Following the notable crescendo of the previous chapters, a refreshing narrative is then woven together from Goethe’s letters and poems, describing the place of the Theory of Colours in Goethe’s biography.  Impressed by Goethe’s boldest statements and his positive confidence, many of us have long felt certain that some holistic experience must have occurred within him. Here it has been located and imaginatively reconstructed.  Like all true experiences of this kind it was largely inexpressible, except perhaps to his most intimate friends, but it later came to expression in his poetry. That such an experience was an impulse for the beginning of Goethe’s scientific studies is a wonderful discovery.

A wonderful concluding chapter titled “The Earth’s Atmosphere as the Natural Abode of Colour” brings together the book’s achievement, and invites us to consider the meaning and mystery of our situation as colour beholders.

After this, Chapter 10 is called an appendix as it contains something for scientific specialists, rather than simply for the person who loves colour.
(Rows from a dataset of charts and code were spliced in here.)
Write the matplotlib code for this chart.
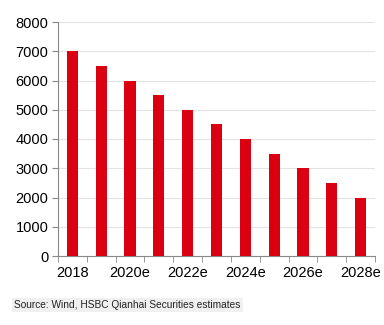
import matplotlib
matplotlib.use("Agg")
import matplotlib.pyplot as plt
import numpy as np

years = ["2018", "2019e", "2020e", "2021e", "2022e", "2023e", "2024e",
         "2025e", "2026e", "2027e", "2028e"]
values = [7000, 6500, 6000, 5500, 5000, 4500, 4000, 3500, 3000, 2500, 2000]
y_ticks = [0, 1000, 2000, 3000, 4000, 5000, 6000, 7000, 8000]

plt.rcParams['font.family'] = ['Liberation Sans', 'DejaVu Sans']

fig = plt.figure(figsize=(3.84, 3.25), dpi=100)
ax = fig.add_axes([58 / 384, 1 - 256 / 325, (375 - 58) / 384, (256 - 22) / 325])

x = np.arange(len(years))
ax.bar(x, values, width=0.39, color="#DB0011", zorder=3)

ax.set_xlim(-0.5, len(years) - 0.5)
ax.set_ylim(0, 8000)
ax.set_yticks(y_ticks)
ax.set_yticklabels([str(v) for v in y_ticks], fontsize=10.5)
ax.yaxis.grid(True, color="#e3e3e3", linewidth=0.8, zorder=0)

# labels on every other year, tick marks between bars
ax.set_xticks(x[::2])
ax.set_xticklabels(years[::2], fontsize=10.5)
ax.tick_params(axis="x", which="major", length=0, pad=7)
ax.set_xticks(np.arange(-0.5, len(years)), minor=True)
ax.tick_params(axis="x", which="minor", length=4, color="#888888", direction="out")
ax.tick_params(axis="y", length=4, color="#888888", pad=3)

for s in ["top", "right"]:
    ax.spines[s].set_visible(False)
for s in ["left", "bottom"]:
    ax.spines[s].set_color("#888888")
    ax.spines[s].set_linewidth(0.8)

fig.text(14 / 384, 1 - 305 / 325, "Source: Wind, HSBC Qianhai Securities estimates",
         fontsize=7.3, va="center", ha="left", color="#222222",
         bbox=dict(facecolor="#f0f0f0", edgecolor="none", pad=1.5))

fig.savefig("out.png", dpi=100)
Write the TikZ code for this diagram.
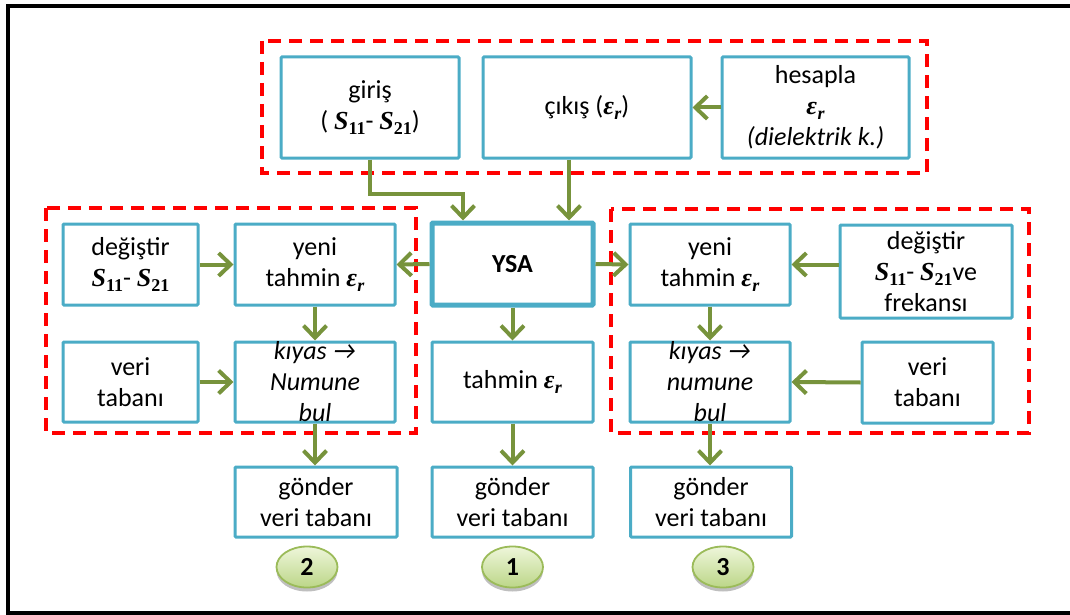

There are indications for future research and references to new developments in colour experiments which have already become fruitful in the educational sphere. In particular, the symmetry of both the methods of Goethe and Newton, and the polarity in colour itself, can be revealed by producing both the light and dark spectra simultaneously for example in prism experiments and with colour mixing. Traditional school experiments are certainly enhanced by this I am sure that Goethe would have smiled to see these technical extensions and illustrations of his work.

Goethe’s poem “Dedication” rounds off the book, in a fine 1851 translation. Perhaps our understanding of this beautiful piece of writing has been widened through knowing its biographical context. The feeling is that we have come closer to Goethe, even as we appreciate the vista into the future inspired by the new relationship to Nature which he pioneered.

I found this book to be a useful handbook for accompanying ongoing participation in the special events of atmospheric colour appearance, a stimulus for deepening a contemplative approach to these experiences, and indeed part of that profound work towards wholeness in science.

Alex Murrell is a Physics and Mathematics Teacher at a Rudolf Steiner School in Gloucestershire with a long interest in the criticisms of Sir Isaac Newton by William Blake in England and Johann Wolfgang von Goethe in Germany, and how these criticisms can be made fruitful in the practice of science.